Thursday, December 24, 2009

my christmas present....

Lately I've been thinking a lot about god. The thoughts are varied, from anger to confusion to amusement. If you read some of my recent posts you could see that I have been doing some soul searching and with that soul searching comes questions... lots of them.

I had a discussion with a friend a couple of weeks ago (well, an email discussion - a little different than in person but hey, he lives in Waco, it's kind of hard to meet face to face when he's 500 miles away. Although I wish he was closer, I miss him lots.) Sorry, got off on a tangent there but have to do a shout out to Kelly - thanks my friend.

What he said basically amounted to this: that there is a whole, big world out there beyond the usual confines of what evangelical Christianity offers, that god is bigger than any church or organization "and faith can be a new spiritual consciousness that can leave behind the tribal allegiances that less mature Christians cling to." Before this conversation, I was more inclined to say the opposite - that if there was a god he wasn't anyone I wanted to be a part of. Despite my many years of work in church and ministry, I have been increasingly disillusioned with what I saw as "god in a box" and never saw the results of what was suppose to be a life-transforming experience. It just never happened for me and for the most part, I never saw it happen in others either.

This persistent doubt has been nagging me for years, I just never said anything about it. Until now. The past few months I have finally "come out of the closet" to close friends.

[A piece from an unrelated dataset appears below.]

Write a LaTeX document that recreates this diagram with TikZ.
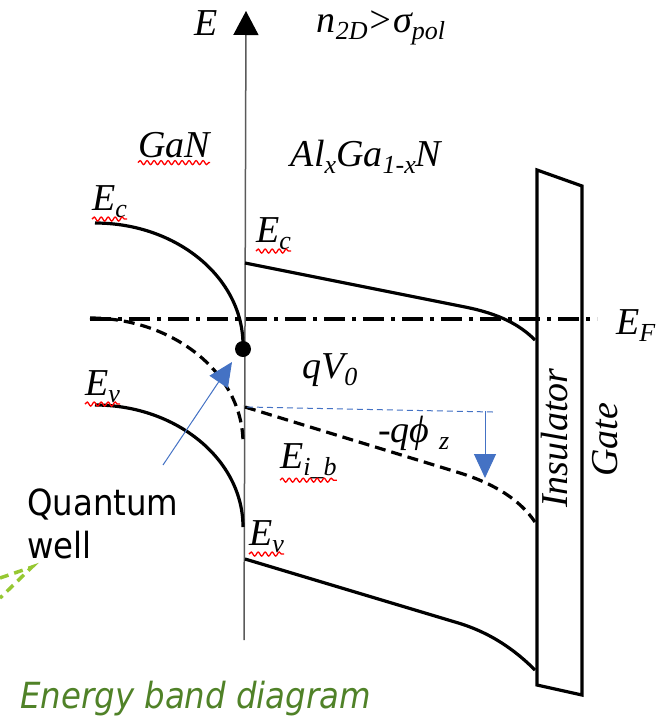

And my friend in Waco was one that I felt I could trust enough to say "I don't know about god anymore."

With this admittance has come a feeling of freedom. Despite what many believe, this isn't a spiritual crisis; it's a spiritual rebirth. I'm starting from scratch, rebuilding my past narrow view of what god is and how he relates to me. And with that, a freedom that I have never experienced before.

In some ways, this isn't easy to write, it's a huge thing to admit. But I decided that tonight, on Christmas Eve, I was going to give myself the best present in the world - peace. I'm tired of pretending; this has been a huge weight on my shoulders and I just can't carry it anymore. I hate hypocrites and I have honestly felt like one for many years.

Last week I had a moment a clarity. It was after a particularly intense prayer session; I was driving along when I looked up to see the mountains shrouded in clouds. At that moment my friends words popped into my head and I thought to myself "god made those mountains." And I believed it.

Even in the most unlikely and conservative of places, you can find sometimes this glimmering idea that God might be bigger than our limited religious doctrines have taught us. But doesn't that make sense? That the infinite would be, indeed... infinite? That even the most holy amongst us would only be able to see scattered pieces of the eternal picture at any given time? And that maybe if we could collect those pieces and compare them, a story about God would begin to emerge that resembles and includes everyone? And isn't our individual longing for transcendence all just part of this larger human search for divinity? Don't we each have the right to not stop seeking until we get as close to the source of wonder as possible?